A dívida com o elenco feminino só foi resolvida em meados deste ano, já na gestão do atual presidente Osmar Stabile. Ainda assim, seis atletas que deixaram o clube tiveram de acionar o Corinthians na Justiça, na esperança de receberem o prêmio.

Perdendo dinheiro

Cofundadora da Hoc Sports e colunista da Máquina do Esporte, Liana Bazanela foi diretora de marketing do Internacional entre 2021 e 2023.

Ela abordou as declarações machistas de Ramón Díaz em sua coluna publicada nesta quarta-feira (12).
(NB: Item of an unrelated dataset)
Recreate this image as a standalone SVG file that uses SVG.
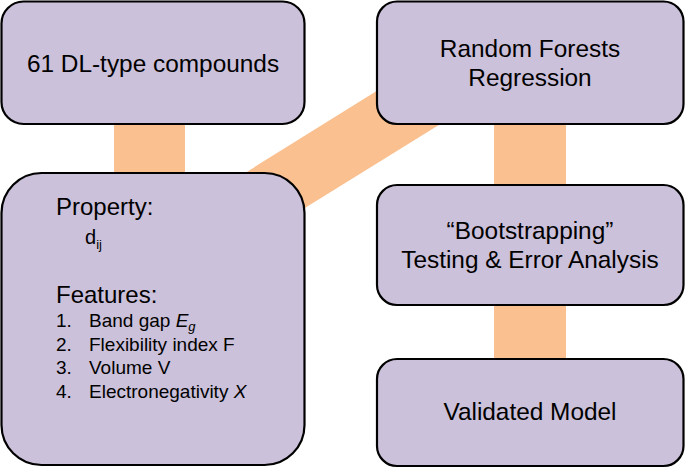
<svg xmlns="http://www.w3.org/2000/svg" width="685" height="468" viewBox="0 0 685 468">
<style>
.box{fill:#CCC1DA;stroke:#000;stroke-width:2.2}
.band{fill:#FAC090}
text{font-family:"Liberation Sans",Arial,sans-serif;fill:#000}
.t{font-size:24.4px;text-anchor:middle}
.h{font-size:24px}
.l{font-size:19px}
</style>
<g id="connectors">
<rect class="band" x="114" y="110" width="71" height="80"/>
<rect class="band" x="494" y="110" width="72" height="90"/>
<rect class="band" x="494" y="290" width="72" height="85"/>
<polygon class="band" points="200,201 420,64 480,99.5 250,242"/>
</g>
<g id="compounds">
<rect class="box" x="1.5" y="1.5" width="303" height="122.5" rx="22"/>
<text class="t" x="153" y="72">61 DL-type compounds</text>
</g>
<g id="rf">
<rect class="box" x="377" y="1.5" width="306.5" height="122.5" rx="20"/>
<text class="t" x="530" y="57">Random Forests</text>
<text class="t" x="530" y="86">Regression</text>
</g>
<g id="features">
<rect class="box" x="1.5" y="173" width="303" height="292" rx="40"/>
<text class="h" x="56" y="215">Property:</text>
<text x="85" y="244" font-size="20px">d<tspan font-size="13px" dy="5">ij</tspan></text>
<text class="h" x="56" y="303">Features:</text>
<text class="l" x="56" y="327">1.</text><text class="l" x="89" y="327">Band gap <tspan font-style="italic">E</tspan><tspan font-style="italic" font-size="13px" dy="4">g</tspan></text>
<text class="l" x="56" y="350.5">2.</text><text class="l" x="89" y="350.5">Flexibility index F</text>
<text class="l" x="56" y="374">3.</text><text class="l" x="89" y="374">Volume V</text>
<text class="l" x="56" y="397.5">4.</text><text class="l" x="89" y="397.5">Electronegativity <tspan font-style="italic">X</tspan></text>
</g>
<g id="bootstrap">
<rect class="box" x="377" y="185" width="306.5" height="120" rx="20"/>
<text class="t" x="530" y="239">“Bootstrapping”</text>
<text class="t" x="530" y="268">Testing &amp; Error Analysis</text>
</g>
<g id="validated">
<rect class="box" x="377" y="359" width="306.5" height="107" rx="20"/>
<text class="t" x="530" y="420">Validated Model</text>
</g>
</svg>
Em entrevista à Máquina do Esporte, Liana avaliou que o problema está relacionado a diversos fatores.

“Em geral, as lideranças dos clubes são de uma geração na qual o futebol é percebido como algo masculino. Além disso, nas direções dos clubes quase não há mulheres”, afirmou.

Na visão da executiva, os patrocinadores podem ter um papel importante para transformar essa cultura machista, ajudando a valorizar o futebol feminino.

“As marcas precisam entender que o futebol feminino vai muito além de audiência. Ele envolve paixão e os sensos de comunidade e pertencimento”, ressaltou.

Na avaliação de Liana, clubes e marcas que ignoram ou criam barreiras à presença feminina no futebol estão, na verdade, perdendo dinheiro.

“Dos cerca de 150 mil sócios do Internacional, 25% são mulheres. São pessoas ativas no clube, que consomem. Estamos falando de dinheiro”, ponderou.

Enquanto o Brasil convive com discursos que tentam barrar a presença de mulheres no futebol, ao redor do mundo o esporte feminino atravessa um momento de forte expansão.

Isso fica evidente na valorização das franquias da Women’s National Basketball Association (WNBA). Em 2023, quando o Golden State Valkyries surgiu, seus proprietários pagaram US$ 50 milhões de taxa de expansão. Neste ano, o custo para se lançar uma equipe na liga saltou para US$ 250 milhões.

A Euro Feminina 2025, realizada na Suíça, estabeleceu recorde de público, com 657 mil torcedores presentes, superando a edição de 2022, ocorrida na Inglaterra, que atraiu 574.875 pessoas.

A decisão do torneio deste ano, vencida pela Inglaterra, registrou recorde de audiência no Reino Unido, com pico de 16,2 milhões de espectadores na soma das transmissões feitas por BBC e ITV.